- **What is expected**: Would you print the records below from the first line through the line containing "(0,0) rectangle (881,762);", skipping the pictures?

- **Records shown**:
__________________________________________________
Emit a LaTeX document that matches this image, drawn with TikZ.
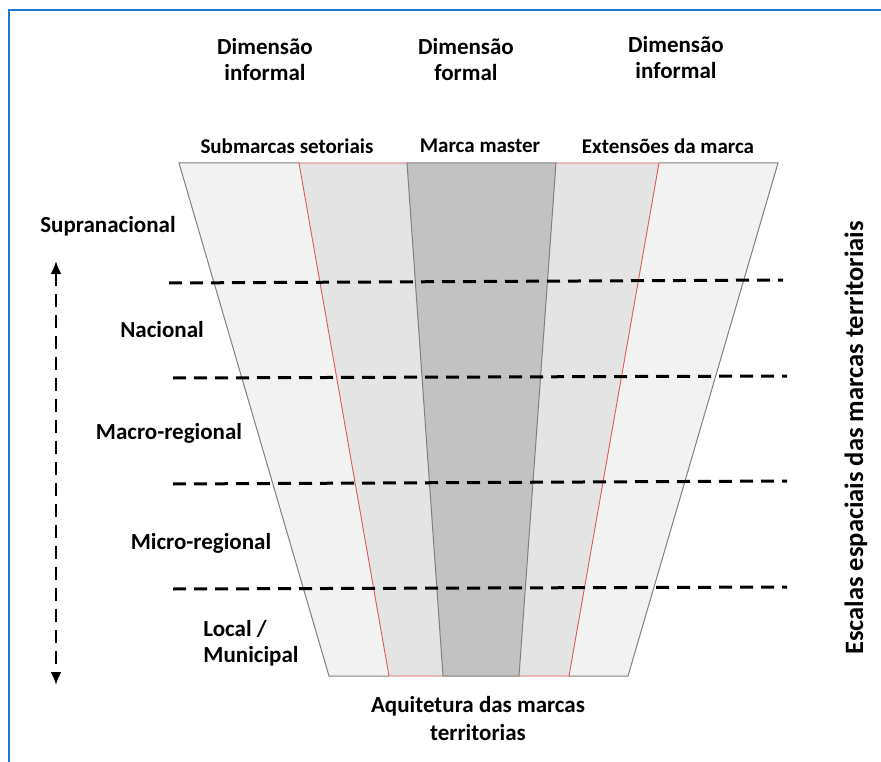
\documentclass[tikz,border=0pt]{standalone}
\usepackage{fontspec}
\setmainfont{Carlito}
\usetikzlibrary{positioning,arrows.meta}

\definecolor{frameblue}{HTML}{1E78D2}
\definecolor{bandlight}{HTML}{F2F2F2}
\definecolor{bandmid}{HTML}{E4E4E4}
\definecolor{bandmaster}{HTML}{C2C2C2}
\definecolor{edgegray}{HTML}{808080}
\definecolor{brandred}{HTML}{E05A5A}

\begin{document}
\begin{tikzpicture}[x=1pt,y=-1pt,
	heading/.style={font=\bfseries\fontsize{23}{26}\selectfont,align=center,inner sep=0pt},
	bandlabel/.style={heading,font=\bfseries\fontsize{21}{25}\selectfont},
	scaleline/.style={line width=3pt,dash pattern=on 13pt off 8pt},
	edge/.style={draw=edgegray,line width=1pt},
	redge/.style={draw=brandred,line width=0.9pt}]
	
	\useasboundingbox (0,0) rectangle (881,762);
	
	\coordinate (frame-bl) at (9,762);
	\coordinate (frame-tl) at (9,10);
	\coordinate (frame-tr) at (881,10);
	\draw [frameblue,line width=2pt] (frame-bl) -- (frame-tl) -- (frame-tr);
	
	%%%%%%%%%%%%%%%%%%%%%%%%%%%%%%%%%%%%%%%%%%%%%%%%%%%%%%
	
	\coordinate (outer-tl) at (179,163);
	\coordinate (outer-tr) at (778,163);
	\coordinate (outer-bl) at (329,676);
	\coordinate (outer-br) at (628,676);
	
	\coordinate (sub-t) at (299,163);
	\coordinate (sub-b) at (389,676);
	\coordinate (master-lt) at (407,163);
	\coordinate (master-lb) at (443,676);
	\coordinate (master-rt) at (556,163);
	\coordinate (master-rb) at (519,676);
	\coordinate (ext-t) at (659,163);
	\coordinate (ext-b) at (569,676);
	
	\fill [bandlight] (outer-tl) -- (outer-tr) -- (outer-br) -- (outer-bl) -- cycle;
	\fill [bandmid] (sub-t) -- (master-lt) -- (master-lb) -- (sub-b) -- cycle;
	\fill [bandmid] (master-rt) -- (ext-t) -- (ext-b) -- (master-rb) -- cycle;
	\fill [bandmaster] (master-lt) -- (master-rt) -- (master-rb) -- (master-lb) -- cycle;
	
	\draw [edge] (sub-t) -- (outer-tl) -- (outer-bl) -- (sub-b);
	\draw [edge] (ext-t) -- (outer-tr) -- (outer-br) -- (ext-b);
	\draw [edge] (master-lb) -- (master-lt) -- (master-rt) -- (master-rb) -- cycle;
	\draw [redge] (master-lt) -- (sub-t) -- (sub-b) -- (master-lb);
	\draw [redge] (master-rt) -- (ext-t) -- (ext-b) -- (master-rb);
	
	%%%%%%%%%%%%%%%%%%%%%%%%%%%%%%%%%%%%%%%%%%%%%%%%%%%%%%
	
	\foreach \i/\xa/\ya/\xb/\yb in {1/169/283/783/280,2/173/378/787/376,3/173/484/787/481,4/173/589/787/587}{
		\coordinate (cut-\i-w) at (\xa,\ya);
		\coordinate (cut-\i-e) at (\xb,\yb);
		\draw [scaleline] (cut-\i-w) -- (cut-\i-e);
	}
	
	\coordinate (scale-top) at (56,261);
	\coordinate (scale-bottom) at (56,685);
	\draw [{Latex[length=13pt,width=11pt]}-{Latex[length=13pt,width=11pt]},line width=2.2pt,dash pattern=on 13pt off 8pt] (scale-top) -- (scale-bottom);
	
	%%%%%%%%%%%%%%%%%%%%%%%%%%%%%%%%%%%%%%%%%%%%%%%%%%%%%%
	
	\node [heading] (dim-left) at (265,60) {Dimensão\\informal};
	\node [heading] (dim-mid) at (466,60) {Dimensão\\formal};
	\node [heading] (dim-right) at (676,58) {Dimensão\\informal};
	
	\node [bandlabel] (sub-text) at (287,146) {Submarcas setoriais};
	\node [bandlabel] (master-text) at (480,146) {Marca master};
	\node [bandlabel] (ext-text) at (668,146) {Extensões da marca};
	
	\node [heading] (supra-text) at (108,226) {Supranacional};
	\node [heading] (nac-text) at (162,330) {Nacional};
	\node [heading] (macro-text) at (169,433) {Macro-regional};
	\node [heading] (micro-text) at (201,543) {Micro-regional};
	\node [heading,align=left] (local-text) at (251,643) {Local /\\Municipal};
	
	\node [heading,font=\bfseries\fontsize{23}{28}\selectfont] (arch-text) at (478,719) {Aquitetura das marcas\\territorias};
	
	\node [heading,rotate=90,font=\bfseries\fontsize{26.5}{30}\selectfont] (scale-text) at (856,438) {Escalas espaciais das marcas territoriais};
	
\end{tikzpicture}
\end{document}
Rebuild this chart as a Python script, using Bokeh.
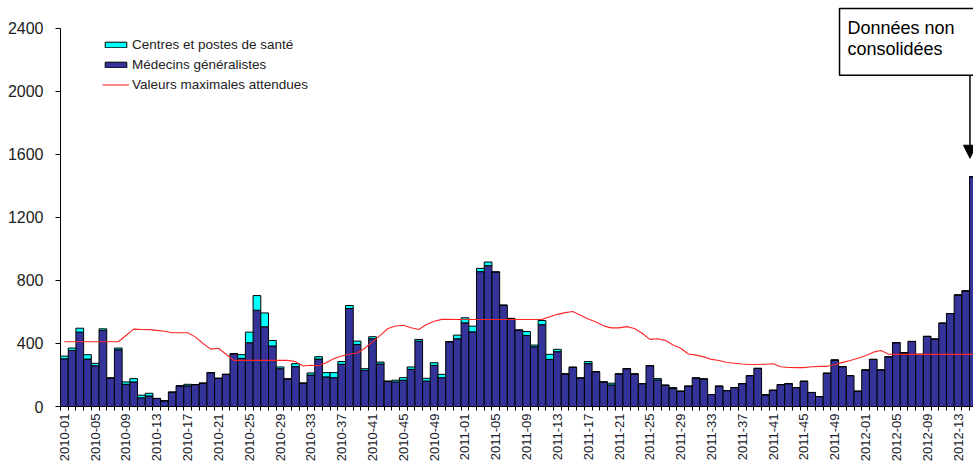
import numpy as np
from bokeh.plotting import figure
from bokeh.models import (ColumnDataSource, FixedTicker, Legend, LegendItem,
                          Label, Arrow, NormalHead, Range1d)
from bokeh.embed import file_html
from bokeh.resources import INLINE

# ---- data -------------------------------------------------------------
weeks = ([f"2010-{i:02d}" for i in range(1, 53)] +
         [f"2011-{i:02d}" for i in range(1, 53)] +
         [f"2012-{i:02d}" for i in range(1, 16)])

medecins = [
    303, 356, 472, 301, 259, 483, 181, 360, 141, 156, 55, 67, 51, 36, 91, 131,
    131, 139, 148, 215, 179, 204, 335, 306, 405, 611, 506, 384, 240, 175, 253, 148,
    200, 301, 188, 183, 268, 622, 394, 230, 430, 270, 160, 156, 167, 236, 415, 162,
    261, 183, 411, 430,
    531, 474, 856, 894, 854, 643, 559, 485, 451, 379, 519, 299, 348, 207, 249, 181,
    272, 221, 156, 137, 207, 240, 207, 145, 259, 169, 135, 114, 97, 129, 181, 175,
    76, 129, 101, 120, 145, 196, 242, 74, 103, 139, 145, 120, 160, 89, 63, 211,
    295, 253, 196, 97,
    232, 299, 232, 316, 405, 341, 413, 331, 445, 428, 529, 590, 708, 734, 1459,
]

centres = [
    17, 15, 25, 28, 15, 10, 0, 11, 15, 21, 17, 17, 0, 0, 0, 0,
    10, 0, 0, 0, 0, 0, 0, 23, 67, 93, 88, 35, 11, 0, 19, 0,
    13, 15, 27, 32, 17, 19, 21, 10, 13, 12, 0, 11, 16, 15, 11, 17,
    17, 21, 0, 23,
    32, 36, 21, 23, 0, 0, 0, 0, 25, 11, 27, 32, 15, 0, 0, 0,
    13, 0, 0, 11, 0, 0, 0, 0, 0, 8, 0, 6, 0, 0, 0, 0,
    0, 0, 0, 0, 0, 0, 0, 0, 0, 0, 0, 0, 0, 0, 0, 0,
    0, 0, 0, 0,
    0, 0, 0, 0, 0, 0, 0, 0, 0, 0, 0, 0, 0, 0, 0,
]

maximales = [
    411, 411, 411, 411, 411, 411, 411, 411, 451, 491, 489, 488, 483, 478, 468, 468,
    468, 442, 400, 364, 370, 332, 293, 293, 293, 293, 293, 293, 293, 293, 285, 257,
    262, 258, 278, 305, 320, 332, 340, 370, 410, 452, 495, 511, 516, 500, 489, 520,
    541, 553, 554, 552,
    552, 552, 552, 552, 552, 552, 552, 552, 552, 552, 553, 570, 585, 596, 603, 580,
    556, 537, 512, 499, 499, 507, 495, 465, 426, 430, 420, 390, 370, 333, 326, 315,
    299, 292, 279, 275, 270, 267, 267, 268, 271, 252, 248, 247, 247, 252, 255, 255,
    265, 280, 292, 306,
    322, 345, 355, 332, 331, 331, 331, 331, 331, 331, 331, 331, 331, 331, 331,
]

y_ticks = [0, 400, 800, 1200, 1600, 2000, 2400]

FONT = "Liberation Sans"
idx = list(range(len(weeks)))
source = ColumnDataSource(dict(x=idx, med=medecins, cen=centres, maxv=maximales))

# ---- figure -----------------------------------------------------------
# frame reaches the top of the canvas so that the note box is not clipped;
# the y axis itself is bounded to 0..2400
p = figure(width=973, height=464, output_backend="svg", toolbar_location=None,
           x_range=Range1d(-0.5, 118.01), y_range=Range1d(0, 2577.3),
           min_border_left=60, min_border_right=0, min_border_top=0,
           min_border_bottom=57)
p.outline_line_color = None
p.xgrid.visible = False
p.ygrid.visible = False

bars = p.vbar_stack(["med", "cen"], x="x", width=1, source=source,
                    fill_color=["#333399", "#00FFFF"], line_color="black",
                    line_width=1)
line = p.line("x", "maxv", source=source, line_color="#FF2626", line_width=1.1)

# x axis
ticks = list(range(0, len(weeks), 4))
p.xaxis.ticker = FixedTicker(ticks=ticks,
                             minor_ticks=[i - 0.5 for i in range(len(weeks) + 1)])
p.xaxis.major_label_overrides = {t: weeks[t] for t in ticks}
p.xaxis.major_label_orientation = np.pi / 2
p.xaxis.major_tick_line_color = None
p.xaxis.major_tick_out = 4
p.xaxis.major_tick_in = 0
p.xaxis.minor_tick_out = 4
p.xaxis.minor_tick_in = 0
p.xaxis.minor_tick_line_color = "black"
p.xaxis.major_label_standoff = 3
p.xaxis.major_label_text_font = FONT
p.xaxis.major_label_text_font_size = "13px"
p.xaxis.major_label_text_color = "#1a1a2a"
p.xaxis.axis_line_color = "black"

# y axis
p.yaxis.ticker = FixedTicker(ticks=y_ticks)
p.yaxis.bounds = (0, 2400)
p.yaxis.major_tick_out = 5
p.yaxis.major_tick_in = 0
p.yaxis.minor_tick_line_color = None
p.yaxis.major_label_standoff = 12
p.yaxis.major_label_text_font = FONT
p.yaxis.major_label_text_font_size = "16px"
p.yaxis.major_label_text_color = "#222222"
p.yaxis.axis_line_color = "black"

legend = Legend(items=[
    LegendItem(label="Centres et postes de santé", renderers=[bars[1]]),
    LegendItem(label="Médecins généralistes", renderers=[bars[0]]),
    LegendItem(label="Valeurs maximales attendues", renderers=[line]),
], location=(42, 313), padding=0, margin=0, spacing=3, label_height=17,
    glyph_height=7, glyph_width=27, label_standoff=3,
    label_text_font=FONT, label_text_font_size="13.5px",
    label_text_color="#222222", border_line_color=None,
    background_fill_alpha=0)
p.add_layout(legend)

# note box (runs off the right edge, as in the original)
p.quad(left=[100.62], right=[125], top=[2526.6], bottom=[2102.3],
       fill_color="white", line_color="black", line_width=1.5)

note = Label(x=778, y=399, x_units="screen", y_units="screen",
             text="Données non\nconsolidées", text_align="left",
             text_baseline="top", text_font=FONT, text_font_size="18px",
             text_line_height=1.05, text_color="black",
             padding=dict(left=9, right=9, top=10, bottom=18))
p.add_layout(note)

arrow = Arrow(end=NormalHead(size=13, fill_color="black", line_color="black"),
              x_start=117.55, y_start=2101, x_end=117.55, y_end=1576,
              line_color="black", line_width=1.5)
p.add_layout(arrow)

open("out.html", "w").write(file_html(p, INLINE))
__________________________________________________
- **Written response**:
Emit a LaTeX document that matches this image, drawn with TikZ.
\documentclass[tikz,border=0pt]{standalone}
\usepackage{fontspec}
\setmainfont{Carlito}
\usetikzlibrary{positioning,arrows.meta}

\definecolor{frameblue}{HTML}{1E78D2}
\definecolor{bandlight}{HTML}{F2F2F2}
\definecolor{bandmid}{HTML}{E4E4E4}
\definecolor{bandmaster}{HTML}{C2C2C2}
\definecolor{edgegray}{HTML}{808080}
\definecolor{brandred}{HTML}{E05A5A}

\begin{document}
\begin{tikzpicture}[x=1pt,y=-1pt,
	heading/.style={font=\bfseries\fontsize{23}{26}\selectfont,align=center,inner sep=0pt},
	bandlabel/.style={heading,font=\bfseries\fontsize{21}{25}\selectfont},
	scaleline/.style={line width=3pt,dash pattern=on 13pt off 8pt},
	edge/.style={draw=edgegray,line width=1pt},
	redge/.style={draw=brandred,line width=0.9pt}]
	
	\useasboundingbox (0,0) rectangle (881,762);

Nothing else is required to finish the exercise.